Business

Harvard Business Review Study Says Bias Is the Root of Workplace Gender Inequality

The study found that women's struggles advancing had little to do with their behavior.
Men and women in suits sit at an office boardroom table

Photo via iStock/FangXiaNuo

If only she spoke up at meetings. She should really make sure to get more face time with her manager. It would be wise for her to consider using fewer exclamation points in emails. Women’s actions—or lack thereof—are to blame for workplace gender inequality, at least in the eyes of those who seek to fix it with such advice.

But punctuation and networking notes aren’t the real reason just 24 of the 500 companies listed in the S&P have female CEOs. No, it’s something much more fundamental. A new study published in the Harvard Business Review reinforces what other studies have found: It’s not a lack of mentorship or sub-par performances that tether women to the bottom rungs of the corporate ladder. It’s bias.

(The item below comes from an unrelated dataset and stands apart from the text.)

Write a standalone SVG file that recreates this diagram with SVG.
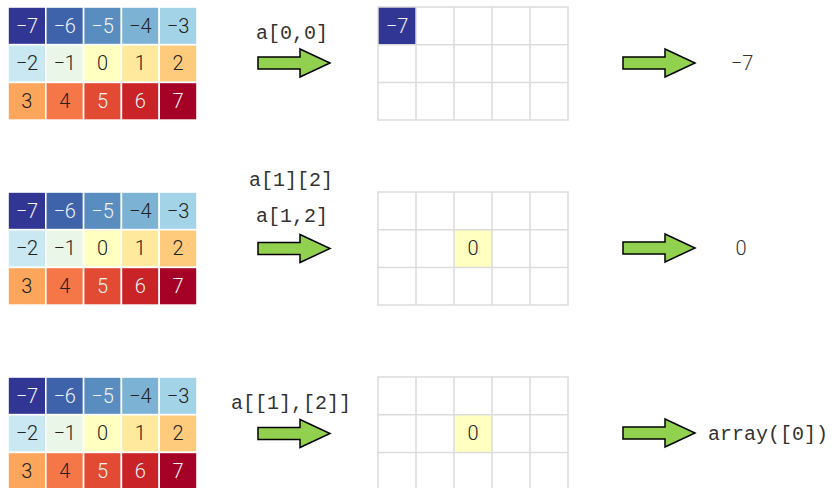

Researchers carefully tracked the behavior of men and women at a multinational business strategy firm where women make up 35 to 40 percent of the entry level workforce but only 20 percent of the band just below the top. Using sensors to track in-person actions, the scientists were able to record how employees moved about their days: whom they talked to, how they allocated their time, and what their general work patterns amounted to.

The data showed women and men had “indistinguishable” behaviors across a number of categories and “received statistically identical scores” in performance evaluations. That women weren’t advancing also couldn’t be chalked up to the existence of a “boys club,” as researchers found men and women talked to managers at similar rates. And so, the analysts concluded, “the problem isn’t lack of access but how those conversations are viewed.”

That implicit beliefs undermine women’s career advancement isn’t exactly new information. However, the hard data researchers collected paints a concrete (and frustrating) picture of how closely women parallel men in areas they can personally control (like volunteering for projects, or connecting with potential mentors) but how often they struggle in areas in which they lack autonomy (like getting themselves promoted).

And Massachusetts is far from a utopia of gender equality. As Sarah Green Carmichael detailed in her August cover story for Boston, the state’s blue bent has not made it immune from entrenched sexism. American Express Open ranked Boston 46th out of 50 on its list of cities for female entrepreneurs; and women in Massachusetts earn just 77 cents for every dollar a man is paid.

Combating implicit bias requires more than catchy workplace phrases or quick-fix initiatives. The study’s authors suggest companies implement bias-reduction programs and invest resources in fairer hiring and promotional practices. Gender equality will not be reached overnight, but progress is significantly more likely if those in power confront the true root of the problem.